David Bennett Sr. tornou-se, no último dia 7, a primeira pessoa a receber um coração de porco geneticamente modificado. Até este sábado (29), estava vivo —já superando os 18 dias que Louis Washkansky, o primeiro humano a receber um transplante cardíaco (de outro humano), sobreviveu em 1967.

O caso Bennett inaugura a era dos xenotransplantes, em que utilizaremos rotineiramente órgãos, tecidos e células de outras espécies?

Para os puristas, a resposta é negativa. No início do século 20, quando o fenômeno da rejeição não era bem conhecido, cirurgiões experimentaram um pouco de tudo, com resultados pífios. Mais modernamente, a substituição de válvulas humanas defeituosas por válvulas de porcos é há anos procedimento padrão da cardiologia.

Mesmo a implantação de um coração inteiro não representa exatamente um fato inédito.
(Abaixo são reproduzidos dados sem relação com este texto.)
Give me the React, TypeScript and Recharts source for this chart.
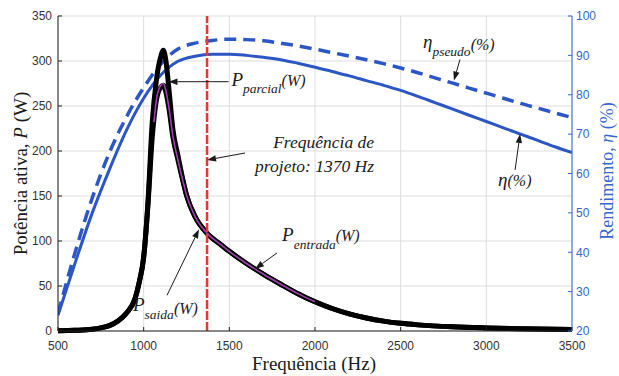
import React from 'react';
import { LineChart, Line, XAxis, YAxis, CartesianGrid, ReferenceLine, ReferenceDot } from 'recharts';

// Frequency sweep (Hz) for the power curves
const powerFreq = [500, 600, 700, 750, 800, 850, 900, 950, 975, 1000, 1025, 1050, 1075, 1100, 1115, 1130, 1150, 1170, 1200, 1230, 1250, 1300, 1370, 1450, 1500, 1600, 1700, 1800, 1900, 2000, 2100, 2200, 2300, 2400, 2500, 2600, 2800, 3000, 3200, 3500];
const pEntrada = [0.3, 0.8, 2, 3.5, 6, 11, 20, 36, 55, 82, 143, 232, 280, 305, 312, 300, 264, 225, 195, 167, 151, 127, 108.5, 96, 88.5, 75, 63, 52, 41.5, 32.5, 25, 19, 14.5, 11, 8.5, 6.8, 4.6, 3.4, 2.6, 1.8];
const pSaida = [0.3, 0.8, 2, 3.5, 6, 11, 20, 36, 55, 82, 140, 215, 257, 271, 273, 265, 244, 216, 190, 166, 151, 127, 108.5, 96, 88.5, 75, 63, 52, 41.5, 32.5, 25, 19, 14.5, 11, 8.5, 6.8, 4.6, 3.4, 2.6, 1.8];
const parcialFreq = [1060, 1075, 1100, 1115, 1130, 1150, 1170, 1200, 1230, 1250, 1300, 1370, 1450, 1500, 1600, 1700, 1800, 1900, 2000];
const pParcial = [232, 258, 273, 275, 267, 245, 217, 190, 166, 151, 127, 108.5, 96, 88.5, 75, 63, 52, 41.5, 32.5];

// Efficiency curves (%)
const effFreq = [500, 600, 700, 800, 900, 1000, 1100, 1200, 1300, 1400, 1500, 1600, 1700, 1800, 1900, 2000, 2100, 2200, 2300, 2400, 2500, 2600, 2700, 2800, 2900, 3000, 3100, 3200, 3300, 3400, 3500];
const eta = [24, 37.3, 50, 61, 71, 79.1, 85, 88.5, 89.8, 90.3, 90.3, 90.0, 89.5, 88.9, 88.0, 87.0, 85.9, 84.8, 83.6, 82.4, 81.1, 79.6, 78.0, 76.4, 74.8, 73.2, 71.6, 70.0, 68.4, 66.8, 65.3];
const etaPseudo = [24.5, 40, 53.8, 65.3, 74.4, 81.8, 87.8, 91.6, 93.1, 93.8, 94.1, 94.0, 93.7, 93.1, 92.4, 91.6, 90.7, 89.8, 88.9, 87.9, 86.8, 85.6, 84.3, 83.0, 81.7, 80.4, 79.1, 77.8, 76.6, 75.4, 74.2];

const freqTicks = [500, 1000, 1500, 2000, 2500, 3000, 3500];
const powerTicks = [0, 50, 100, 150, 200, 250, 300, 350];
const effTicks = [20, 30, 40, 50, 60, 70, 80, 90, 100];
const designFreq = 1370;

// Points the annotation arrows point at
const parcialTip = { f: 1145, p: 277 };
const designTip = { f: designFreq, p: 190 };
const entradaTip = { f: 1650, p: 69 };
const saidaTip = { f: 1323, p: 113 };
const pseudoTip = { f: 2811, e: 83.6 };
const etaTip = { f: 3197, e: 70.05 };

const toXY = (xs: number[], ys: number[]) => xs.map((f, i) => ({ f, v: ys[i] }));
const entradaData = toXY(powerFreq, pEntrada);
const saidaData = toXY(powerFreq, pSaida);
const parcialData = toXY(parcialFreq, pParcial);
const etaData = toXY(effFreq, eta);
const pseudoData = toXY(effFreq, etaPseudo);

const BLUE = '#2c56c4';
const AXIS_BLUE = '#3566cc';
const SERIF = "'Liberation Serif', 'DejaVu Serif', 'Noto Serif', Tinos, 'Times New Roman', Times, serif";
const SANS = "'Liberation Sans', Arial, Helvetica, sans-serif";
const noteStyle: React.CSSProperties = { fontFamily: SERIF, fontStyle: 'italic', fill: '#1a1a1a' };

function Arrow({ x0, y0, x1, y1 }: { x0: number; y0: number; x1: number; y1: number }) {
  const vx = x0 - x1;
  const vy = y0 - y1;
  const len = Math.hypot(vx, vy) || 1;
  const ux = vx / len;
  const uy = vy / len;
  const hl = 9;
  const hw = 3.2;
  const bx = x1 + ux * hl;
  const by = y1 + uy * hl;
  const nx = -uy;
  const ny = ux;
  return (
    <g>
      <line x1={x0} y1={y0} x2={bx} y2={by} stroke="#1a1a1a" strokeWidth={1} />
      <polygon
        points={`${x1},${y1} ${bx + nx * hw},${by + ny * hw} ${bx - nx * hw},${by - ny * hw}`}
        fill="#1a1a1a"
      />
    </g>
  );
}

type Pt = { cx?: number; cy?: number };

const parcialNote = ({ cx, cy }: Pt) =>
  cx == null || cy == null ? <g /> : (
    <g>
      <Arrow x0={cx + 60} y0={cy} x1={cx} y1={cy} />
      <text x={cx + 63} y={cy + 4} fontFamily={SERIF} fontStyle="italic" fill="#1a1a1a">
        <tspan fontSize={19}>P</tspan>
        <tspan fontSize={13.5} dy={7}>parcial</tspan>
        <tspan fontSize={16} dy={-7}>(W)</tspan>
      </text>
    </g>
  );

const designNote = ({ cx, cy }: Pt) =>
  cx == null || cy == null ? <g /> : (
    <g>
      <Arrow x0={cx + 38} y0={cy - 7} x1={cx} y1={cy} />
      <text x={cx + 167} y={cy - 12} textAnchor="end" fontSize={17.5} fontFamily={SERIF} fontStyle="italic" fill="#1a1a1a">Frequência de</text>
      <text x={cx + 167} y={cy + 12} textAnchor="end" fontSize={17.5} fontFamily={SERIF} fontStyle="italic" fill="#1a1a1a">projeto: 1370 Hz</text>
    </g>
  );

const entradaNote = ({ cx, cy }: Pt) =>
  cx == null || cy == null ? <g /> : (
    <g>
      <Arrow x0={cx + 22} y0={cy - 16} x1={cx} y1={cy} />
      <text x={cx + 27} y={cy - 28} fontFamily={SERIF} fontStyle="italic" fill="#1a1a1a">
        <tspan fontSize={19}>P</tspan>
        <tspan fontSize={13.5} dy={8}>entrada</tspan>
        <tspan fontSize={16} dy={-8}>(W)</tspan>
      </text>
    </g>
  );

const saidaNote = ({ cx, cy }: Pt) =>
  cx == null || cy == null ? <g /> : (
    <g>
      <Arrow x0={cx - 32} y0={cy + 66} x1={cx} y1={cy} />
      <text x={cx - 66} y={cy + 82} fontFamily={SERIF} fontStyle="italic" fill="#1a1a1a">
        <tspan fontSize={19}>P</tspan>
        <tspan fontSize={13.5} dy={8}>saida</tspan>
        <tspan fontSize={16} dy={-5}>(W)</tspan>
      </text>
    </g>
  );

const pseudoNote = ({ cx, cy }: Pt) =>
  cx == null || cy == null ? <g /> : (
    <g>
      <Arrow x0={cx + 6} y0={cy - 21} x1={cx} y1={cy} />
      <text x={cx - 31} y={cy - 33} fontFamily={SERIF} fontStyle="italic" fill="#1a1a1a">
        <tspan fontSize={19}>η</tspan>
        <tspan fontSize={13.5} dy={8}>pseudo</tspan>
        <tspan fontSize={16} dy={-6}>(%)</tspan>
      </text>
    </g>
  );

const etaNote = ({ cx, cy }: Pt) =>
  cx == null || cy == null ? <g /> : (
    <g>
      <Arrow x0={cx - 5} y0={cy + 36} x1={cx} y1={cy} />
      <text x={cx - 22} y={cy + 52} fontFamily={SERIF} fontStyle="italic" fill="#1a1a1a">
        <tspan fontSize={19}>η</tspan>
        <tspan fontSize={16}>(%)</tspan>
      </text>
    </g>
  );

export default function App() {
  return (
    <div style={{ position: 'absolute', left: 0, top: 0, width: 619, height: 376, background: '#ffffff' }}>
      <LineChart width={619} height={376} margin={{ top: 16, right: 0, bottom: 0, left: 0 }}>
        <CartesianGrid stroke="#dddddd" strokeWidth={1} yAxisId="left" />
        <XAxis
          dataKey="f"
          type="number"
          domain={[500, 3500]}
          ticks={freqTicks}
          allowDataOverflow
          height={45}
          stroke="#222"
          tickSize={-4}
          tickMargin={14.5}
          tick={{ fill: '#333', fontSize: 12, fontFamily: SANS }}
        />
        <YAxis
          yAxisId="left"
          domain={[0, 350]}
          ticks={powerTicks}
          width={58}
          stroke="#222"
          tickSize={-4}
          tickMargin={10}
          tick={{ fill: '#333', fontSize: 12, fontFamily: SANS }}
        />
        <YAxis
          yAxisId="right"
          orientation="right"
          domain={[20, 100]}
          ticks={effTicks}
          width={47}
          stroke={AXIS_BLUE}
          tickSize={-4}
          tickMargin={8}
          tick={{ fill: AXIS_BLUE, fontSize: 12, fontFamily: SANS }}
        />
        <Line yAxisId="right" data={etaData} dataKey="v" type="monotone" stroke={BLUE} strokeWidth={3} dot={false} isAnimationActive={false} />
        <Line yAxisId="right" data={pseudoData} dataKey="v" type="monotone" stroke={BLUE} strokeWidth={3.5} strokeDasharray="12 7" dot={false} isAnimationActive={false} />
        <Line yAxisId="left" data={entradaData} dataKey="v" type="monotone" stroke="#000" strokeWidth={5} dot={false} isAnimationActive={false} />
        <Line yAxisId="left" data={saidaData} dataKey="v" type="monotone" stroke="#000" strokeWidth={5} dot={false} isAnimationActive={false} />
        <Line yAxisId="left" data={parcialData} dataKey="v" type="monotone" stroke="#a040b0" strokeWidth={1.6} dot={false} isAnimationActive={false} />
        <ReferenceLine yAxisId="left" x={designFreq} stroke="#e53a2a" strokeWidth={2.5} strokeDasharray="9 2" />
        <ReferenceDot yAxisId="left" x={parcialTip.f} y={parcialTip.p} r={0} shape={parcialNote} ifOverflow="visible" />
        <ReferenceDot yAxisId="left" x={designTip.f} y={designTip.p} r={0} shape={designNote} ifOverflow="visible" />
        <ReferenceDot yAxisId="left" x={entradaTip.f} y={entradaTip.p} r={0} shape={entradaNote} ifOverflow="visible" />
        <ReferenceDot yAxisId="left" x={saidaTip.f} y={saidaTip.p} r={0} shape={saidaNote} ifOverflow="visible" />
        <ReferenceDot yAxisId="right" x={pseudoTip.f} y={pseudoTip.e} r={0} shape={pseudoNote} ifOverflow="visible" />
        <ReferenceDot yAxisId="right" x={etaTip.f} y={etaTip.e} r={0} shape={etaNote} ifOverflow="visible" />
      </LineChart>
      <svg width={619} height={376} style={{ position: 'absolute', left: 0, top: 0, pointerEvents: 'none' }}>
        <text x={20} y={173.5} transform="rotate(-90 20 173.5)" textAnchor="middle" dominantBaseline="central" fontFamily={SERIF} fontSize={19} fill="#1a1a1a">
          Potência ativa, <tspan fontStyle="italic">P</tspan> (W)
        </text>
        <text x={607} y={171} transform="rotate(-90 607 171)" textAnchor="middle" dominantBaseline="central" fontFamily={SERIF} fontSize={18} fill={AXIS_BLUE}>
          Rendimento, <tspan fontStyle="italic">η</tspan> (%)
        </text>
        <text x={314} y={370} textAnchor="middle" fontFamily={SERIF} fontSize={19} fill="#1a1a1a">
          Frequência (Hz)
        </text>
      </svg>
    </div>
  );
}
Em 1984, "Baby Fae", uma recém-nascida que sofria de grave anomalia congênita, sobreviveu por três semanas com um coração de babuíno.

A grande novidade na cirurgia de Bennett, nos EUA, é que o porco doador teve seu material genético manipulado para tornar o órgão mais propício ao transplante.

Nesse processo, três genes suínos foram silenciados para impedir a produção dos açúcares que deflagram a rejeição pelo sistema imune humano, seis genes humanos foram adicionados e um gene de crescimento foi alterado.

Se tudo funcionar como a empresa que "fabrica" esses porcos, a Revivicor, pretende, o principal obstáculo à massificação dos transplantes cardíacos, que é a carência de órgãos, terá sido suprimido. Incontáveis vidas serão salvas.

Intervenções como essa sempre impõem questões bioéticas. A grande questão está em se é ético utilizar outros seres vivos como repositório de órgãos para nós.

A discussão filosófica é interessante e deve-se reconhecer que os defensores dos direitos de animais são capazes de produzir argumentos respeitáveis, mas que não sobrevivem a nossas práticas.

Num planeta que sacrifica 1,5 bilhão de porcos a cada ano para alimentação, é difícil sustentar que não podemos matar mais alguns milhares com o objetivo eticamente mais relevante de salvar vidas.

Houve alguma grita com a escolha de Bennett, que cumpriu pena por ter esfaqueado uma pessoa. Essa, porém, não deve ser uma preocupação da bioética, que julga procedimentos, não indivíduos.